Closed scottclowe closed 9 years ago
We've been talking about this, and there are a bunch of ways to deal with it. So, I'm not sure about this but I don't think the idea of a prior probability makes sense in terms of a ConvNet as it's not really a probabilistic model (that only applies to RBMs). We could maybe use Platt scaling to impose a prior on it.
Another way to deal with it would just be to give the ConvNet the information somewhere in the architecture. What we'd really like to have would be a bunch of features like this (which we'd get for free by developing a visual-bag-of-words classifier) for the image that would work fine in just a simple linear classifier and put them in the last hidden layer. Although, who knows if it might work better in the second last or before.

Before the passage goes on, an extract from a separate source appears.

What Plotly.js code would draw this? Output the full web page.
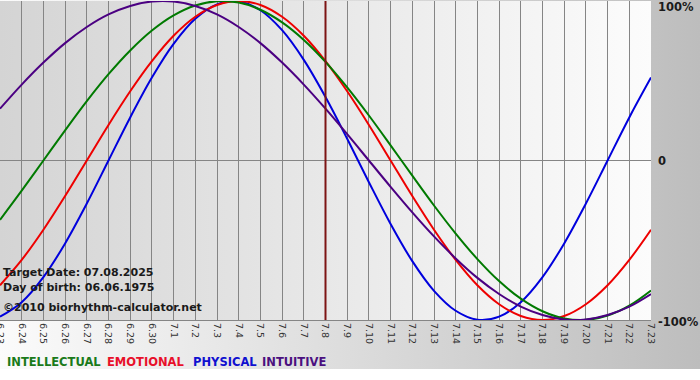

Or, we could take the output of the ConvNet and average it with a classifier working with these kinds of features.
Or, we could just never resize. Stick with a relatively large image size (150x150 maybe). Augment smaller animal's data by moving them around in this big blank space and crop larger images to fit. Then, the ConvNet has to learn about the sizes.
Anyway, it would be interesting to see how well a simple classifier using just image size would work. I'll make an issue for this and describe how it could be done.

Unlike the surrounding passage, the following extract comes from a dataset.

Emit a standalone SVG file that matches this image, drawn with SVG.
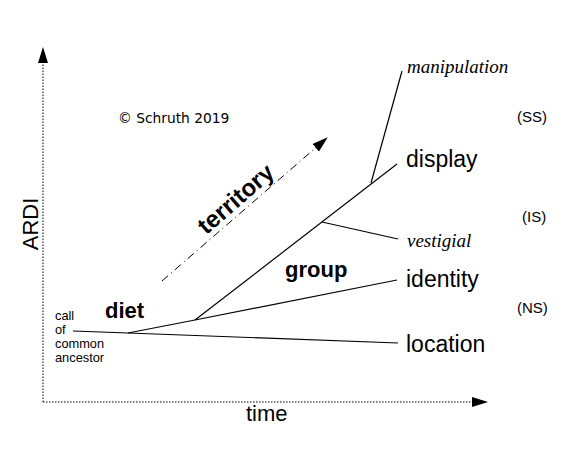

OK, made a couple of issues, one in the work repo and one in the tools repo. The work one is about making the submission and the tools one is about making the code. What a great example of why I thought we should separate the two things, right?
I'm going to evolve this issue into something more precise:
We need a way of adding arbitrary data about images into the first or second fully connected (so it is the first MLP not CNN layer) of the network, without it going through the proceeding layers.
Could @matt-graham do this?
Coded up an example YAML file opencv_integration.yaml
that uses a single MLP layer to forward the OpenCV features straight into the fully connected layers, while feeding resized images through the same convolutional architecture we have already been using. Couldn't get past NLL 3.0 in testing. Could require some more careful checking of settings and looking at the monitoring traces to figure out what's going wrong.
The distribution of image sizes is different for each class, because some of the plankton are much larger than others. The size of the image could be used to make a submission by itself.
Since the CNN will have to have its input images resized so they are all the same, it will lose the information about the intrinsic size of the image and its contents. Therefore, we could possibly do better if we combine the CNN predictions with a prior based on the image sizes.